このように、外貨預金は円預金よりも相対的に高い金利に加え、円安が進むと為替差益を得られる点が大きな魅力です。では、老後資金の確保など将来に向けた資産形成のためには、外貨預金だけを持っていれば十分なのでしょうか。ここからは、外貨預金を含めた資産形成について考えてみたいと思います。

為替がどう推移するのかを予想するのは困難

ところで、「歴史的な円安」の原因はそもそも何なのでしょう? 一般的には、ファンダメンタルズ(経済の基礎的条件)、政治、市場心理、地政学などの複数の要因があげられますが、実際にはさまざまな要因が重なって変動します。また、為替は相対的なもので、例えば円と米ドルであれば、円が米ドルに対して安くなると当然米ドルが高くなりますが為替がどう推移するのかを事前に予測することは困難です。

そのため、外貨預金を資産形成の手段にするのなら、金利を積み重ねることを第一の目的に、長期で保有し続けるのがセオリーです。ただし、預金は株式と比べて平均的にリターンが低く、インフレにも弱いといわれていますから、長期の資産形成では併せて株式なども保有しておいたほうがいいでしょう。

為替が相対的なものなのに対して、株式投資はどこかの企業の株価が上昇すれば、どこかの企業が下落するといった関係ではありません。企業が株式を通じて資金調達した資金が設備投資や新事業への投資などにつながり、結果として企業の売り上げが伸びて利益も増えれば、株価の上昇や配当金といった形で投資家に還元が期待できます。いわゆるWin-Winの関係になるということです。しかも長期で見れば、これまで世界の経済全体は拡大を続けてきたので、株式投資は資産形成の有効な手段になるわけですね。

外貨預金と投資信託、それぞれどれくらい保有すべき?

さらに「外貨」を保有しておくことは、リスクの分散にもつながります。日本は多くの借金を抱えていて、普通国債の残高は1,000兆円超、GDPの2倍以上と主要先進国の中で最も高い水準になっています。「いずれ国家は破綻し、超円安とハイパーインフレが起こって円も紙くず同然になってしまう。」そんな心配をする人もいるかもしれません。

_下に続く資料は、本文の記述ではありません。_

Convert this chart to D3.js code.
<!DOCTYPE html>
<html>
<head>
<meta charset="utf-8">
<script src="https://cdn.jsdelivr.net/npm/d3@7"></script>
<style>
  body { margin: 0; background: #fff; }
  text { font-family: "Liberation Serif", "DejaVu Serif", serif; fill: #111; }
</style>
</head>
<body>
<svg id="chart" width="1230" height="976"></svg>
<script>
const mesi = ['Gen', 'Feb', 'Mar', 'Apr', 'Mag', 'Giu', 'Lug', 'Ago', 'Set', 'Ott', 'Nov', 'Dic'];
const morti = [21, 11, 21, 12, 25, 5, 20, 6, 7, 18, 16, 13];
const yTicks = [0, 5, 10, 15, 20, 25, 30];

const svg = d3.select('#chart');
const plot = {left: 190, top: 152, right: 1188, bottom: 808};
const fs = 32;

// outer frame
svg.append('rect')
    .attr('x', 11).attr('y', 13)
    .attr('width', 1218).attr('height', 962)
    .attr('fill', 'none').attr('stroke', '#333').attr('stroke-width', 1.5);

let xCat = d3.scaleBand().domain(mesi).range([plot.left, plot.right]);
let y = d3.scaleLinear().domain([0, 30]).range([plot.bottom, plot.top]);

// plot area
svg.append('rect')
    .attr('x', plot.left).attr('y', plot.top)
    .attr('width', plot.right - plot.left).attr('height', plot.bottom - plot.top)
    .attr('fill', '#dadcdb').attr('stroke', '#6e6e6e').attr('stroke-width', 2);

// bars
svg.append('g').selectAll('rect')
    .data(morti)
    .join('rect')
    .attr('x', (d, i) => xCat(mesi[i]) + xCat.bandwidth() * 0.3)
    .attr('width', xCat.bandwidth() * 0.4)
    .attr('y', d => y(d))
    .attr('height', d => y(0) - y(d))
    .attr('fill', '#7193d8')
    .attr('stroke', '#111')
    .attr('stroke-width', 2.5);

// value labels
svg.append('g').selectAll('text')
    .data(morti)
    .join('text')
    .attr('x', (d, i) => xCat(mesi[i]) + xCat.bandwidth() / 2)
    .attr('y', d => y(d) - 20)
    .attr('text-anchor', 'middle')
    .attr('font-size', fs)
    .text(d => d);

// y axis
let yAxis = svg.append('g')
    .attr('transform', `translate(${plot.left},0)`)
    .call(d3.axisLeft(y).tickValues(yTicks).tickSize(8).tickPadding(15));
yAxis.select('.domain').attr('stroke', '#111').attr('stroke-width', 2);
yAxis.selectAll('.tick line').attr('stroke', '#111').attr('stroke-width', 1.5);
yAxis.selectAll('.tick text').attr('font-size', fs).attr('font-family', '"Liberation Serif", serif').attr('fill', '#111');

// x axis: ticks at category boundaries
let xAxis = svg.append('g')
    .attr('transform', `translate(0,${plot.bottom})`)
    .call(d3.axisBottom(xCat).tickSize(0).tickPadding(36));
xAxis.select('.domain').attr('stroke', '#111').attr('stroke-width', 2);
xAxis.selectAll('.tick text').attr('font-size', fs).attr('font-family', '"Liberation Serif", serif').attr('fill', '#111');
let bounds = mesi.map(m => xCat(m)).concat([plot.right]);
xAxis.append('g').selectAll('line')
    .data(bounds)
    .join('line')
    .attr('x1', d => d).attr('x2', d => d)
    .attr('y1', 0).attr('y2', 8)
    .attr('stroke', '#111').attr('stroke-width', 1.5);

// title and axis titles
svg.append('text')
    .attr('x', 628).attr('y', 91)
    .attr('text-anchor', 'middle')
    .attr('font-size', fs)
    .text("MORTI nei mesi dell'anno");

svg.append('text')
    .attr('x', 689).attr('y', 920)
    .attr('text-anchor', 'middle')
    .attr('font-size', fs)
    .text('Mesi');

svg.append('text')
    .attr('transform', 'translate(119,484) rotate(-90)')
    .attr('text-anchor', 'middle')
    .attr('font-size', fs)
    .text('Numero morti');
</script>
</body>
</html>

そうしたリスクを避けるためには、資産を円と米ドルでそれぞれ半分ずつ持つといった選択もあり得るでしょう。前述の通り、為替は相対的なものなので、もし円の価値が極端に下がれば、その分、米ドルの価値は上昇します。今後どんなに中国などが台頭しても、おそらく米ドルは基軸通貨であり続けるでしょうから、これで「国家破綻」のような極端なリスクも避けられるのです。

もっとも、日本で生活している以上、資産の半分を米ドルで持つというのは、あまり現実的ではないかもしれません。それでも、ほとんどの人が預金や不動産といった資産の多くを円で抱えている点を踏まえると、少なくとも投資に回せる余裕資金についてはすべて米ドルにしても、決して過剰とまではいえないかもしれません。

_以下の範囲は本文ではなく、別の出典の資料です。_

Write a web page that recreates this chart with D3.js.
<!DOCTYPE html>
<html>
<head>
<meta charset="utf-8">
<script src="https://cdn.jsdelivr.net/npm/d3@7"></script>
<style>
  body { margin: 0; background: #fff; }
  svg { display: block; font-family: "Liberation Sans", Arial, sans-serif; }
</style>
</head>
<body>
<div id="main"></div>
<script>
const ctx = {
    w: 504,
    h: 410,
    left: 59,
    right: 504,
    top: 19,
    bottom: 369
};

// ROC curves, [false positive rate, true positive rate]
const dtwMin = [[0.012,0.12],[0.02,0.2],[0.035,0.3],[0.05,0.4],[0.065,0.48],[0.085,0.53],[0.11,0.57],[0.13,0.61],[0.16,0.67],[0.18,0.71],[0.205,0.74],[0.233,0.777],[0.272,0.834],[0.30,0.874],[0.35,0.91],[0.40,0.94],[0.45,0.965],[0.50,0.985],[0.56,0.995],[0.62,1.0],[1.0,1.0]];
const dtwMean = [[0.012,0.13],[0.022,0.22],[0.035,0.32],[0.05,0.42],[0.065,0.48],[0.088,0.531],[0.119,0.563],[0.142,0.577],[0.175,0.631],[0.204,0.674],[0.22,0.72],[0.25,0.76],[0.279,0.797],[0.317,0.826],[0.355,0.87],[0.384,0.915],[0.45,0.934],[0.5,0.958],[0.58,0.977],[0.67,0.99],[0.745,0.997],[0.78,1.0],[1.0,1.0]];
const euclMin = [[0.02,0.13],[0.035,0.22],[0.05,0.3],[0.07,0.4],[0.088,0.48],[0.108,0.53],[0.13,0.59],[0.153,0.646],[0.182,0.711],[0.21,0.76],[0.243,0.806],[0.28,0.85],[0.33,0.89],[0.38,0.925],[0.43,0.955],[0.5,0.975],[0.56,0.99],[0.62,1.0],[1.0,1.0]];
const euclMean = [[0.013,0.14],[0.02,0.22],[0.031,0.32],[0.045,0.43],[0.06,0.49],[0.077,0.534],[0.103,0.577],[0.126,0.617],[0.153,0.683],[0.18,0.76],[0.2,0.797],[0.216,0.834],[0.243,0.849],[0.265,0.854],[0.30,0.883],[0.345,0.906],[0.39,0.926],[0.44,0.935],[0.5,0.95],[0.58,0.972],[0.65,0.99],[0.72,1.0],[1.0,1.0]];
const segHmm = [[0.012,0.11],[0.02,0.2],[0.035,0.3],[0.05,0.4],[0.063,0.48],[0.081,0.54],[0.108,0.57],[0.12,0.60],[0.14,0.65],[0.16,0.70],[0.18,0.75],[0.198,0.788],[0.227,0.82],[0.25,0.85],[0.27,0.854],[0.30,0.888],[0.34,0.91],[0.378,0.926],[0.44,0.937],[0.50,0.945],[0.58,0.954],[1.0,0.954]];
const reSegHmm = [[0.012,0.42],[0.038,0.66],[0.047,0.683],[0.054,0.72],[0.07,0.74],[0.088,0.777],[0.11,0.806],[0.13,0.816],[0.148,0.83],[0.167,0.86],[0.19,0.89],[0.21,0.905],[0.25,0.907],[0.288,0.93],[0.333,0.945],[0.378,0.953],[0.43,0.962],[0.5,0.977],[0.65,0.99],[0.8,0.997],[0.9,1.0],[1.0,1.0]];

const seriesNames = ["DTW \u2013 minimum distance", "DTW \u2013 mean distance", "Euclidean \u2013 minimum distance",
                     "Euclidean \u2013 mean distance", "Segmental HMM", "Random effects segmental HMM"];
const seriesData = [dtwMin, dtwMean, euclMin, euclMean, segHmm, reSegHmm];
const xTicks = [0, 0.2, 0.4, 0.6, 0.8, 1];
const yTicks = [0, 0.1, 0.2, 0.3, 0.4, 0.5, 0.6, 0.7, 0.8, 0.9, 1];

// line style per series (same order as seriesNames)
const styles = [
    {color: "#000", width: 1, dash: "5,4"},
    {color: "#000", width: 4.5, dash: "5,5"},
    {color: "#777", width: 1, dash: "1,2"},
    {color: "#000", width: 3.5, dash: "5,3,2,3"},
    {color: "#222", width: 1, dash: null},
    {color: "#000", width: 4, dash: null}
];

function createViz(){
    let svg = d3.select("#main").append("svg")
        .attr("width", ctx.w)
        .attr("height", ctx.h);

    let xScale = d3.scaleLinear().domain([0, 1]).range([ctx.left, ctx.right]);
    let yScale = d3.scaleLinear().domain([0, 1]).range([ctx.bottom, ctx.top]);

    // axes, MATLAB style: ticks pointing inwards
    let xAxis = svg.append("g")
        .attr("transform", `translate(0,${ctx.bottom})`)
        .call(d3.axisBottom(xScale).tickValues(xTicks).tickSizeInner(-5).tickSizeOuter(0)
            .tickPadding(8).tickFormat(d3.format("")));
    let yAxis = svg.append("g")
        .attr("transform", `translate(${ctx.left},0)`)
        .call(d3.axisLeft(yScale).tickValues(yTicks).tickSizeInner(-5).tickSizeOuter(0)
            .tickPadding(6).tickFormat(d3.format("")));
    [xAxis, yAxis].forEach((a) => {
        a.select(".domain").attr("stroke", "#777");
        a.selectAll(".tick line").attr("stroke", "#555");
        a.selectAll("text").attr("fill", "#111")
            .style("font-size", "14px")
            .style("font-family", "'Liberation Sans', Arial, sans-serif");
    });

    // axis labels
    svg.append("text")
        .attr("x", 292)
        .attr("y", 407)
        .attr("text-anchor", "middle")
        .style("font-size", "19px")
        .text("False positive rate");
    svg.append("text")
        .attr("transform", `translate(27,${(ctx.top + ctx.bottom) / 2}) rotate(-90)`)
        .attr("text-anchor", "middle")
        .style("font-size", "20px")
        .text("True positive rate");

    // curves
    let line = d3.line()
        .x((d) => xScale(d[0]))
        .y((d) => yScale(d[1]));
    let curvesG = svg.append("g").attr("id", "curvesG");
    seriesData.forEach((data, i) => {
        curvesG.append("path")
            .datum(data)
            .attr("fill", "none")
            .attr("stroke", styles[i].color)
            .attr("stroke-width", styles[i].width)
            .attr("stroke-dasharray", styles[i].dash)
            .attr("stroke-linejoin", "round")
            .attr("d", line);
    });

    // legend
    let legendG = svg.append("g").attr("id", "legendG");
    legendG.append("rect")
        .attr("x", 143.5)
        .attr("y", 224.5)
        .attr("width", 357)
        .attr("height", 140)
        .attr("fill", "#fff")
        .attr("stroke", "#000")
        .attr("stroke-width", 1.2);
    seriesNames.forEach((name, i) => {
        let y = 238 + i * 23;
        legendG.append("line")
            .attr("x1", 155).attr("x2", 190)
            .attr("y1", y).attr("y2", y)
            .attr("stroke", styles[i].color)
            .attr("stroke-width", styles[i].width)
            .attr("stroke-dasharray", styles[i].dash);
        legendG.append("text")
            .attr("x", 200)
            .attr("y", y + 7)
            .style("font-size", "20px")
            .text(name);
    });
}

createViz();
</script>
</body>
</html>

では、具体的にどんな資産を持っておくべきなのか。繰り返しとなりますが、外貨預金と株式を併せ持てば、より高いリターンが期待できるうえにインフレにも強くなりますから、米ドル預金と米国株式を保有するのです。ただし、個別株の保有はリスクが高く、複数の株式を購入するには多くの資金も必要になります。分散の観点からいっても、やはり米国株を対象とするインデックス・ファンドなどの投資信託での保有をおススメします。

(参考ファンド)
SBI・V・全米株式インデックス・ファンド<愛称:SBI・V・全米株式>
楽天・全米株式インデックス・ファンド<愛称:楽天・VTI>
ジャナス・ストラテジック・バリュー・ファンド

次に、それぞれの比率はどれくらいにすればいいのでしょうか。これはなかなか難しい問題ですが、単にリターンの高低だけではなく、リスクとの関係で考えるのもひとつの方法です。例えば、代表的な投資対象である債券と株式の比率であれば、前提条件によっても異なるものの、7:3ほどがリスク対比で最大のリターンを得られる、つまりは効率的にリターンを得られる組み合わせだといわれています。例えば余裕資金が100万円ならば、債券に近いと考えられる外貨預金を70万円、米国株式の投資信託を30万円持つのです。ご自身の余裕資金をもとに、まずはこんな考え方で始めてみるのもいいでしょう。

外貨預金の次のステップとして、米国株式で運用する投資信託、あるいは米ドル建ての投資信託を併せ持つことを、選択肢に加えてみてください。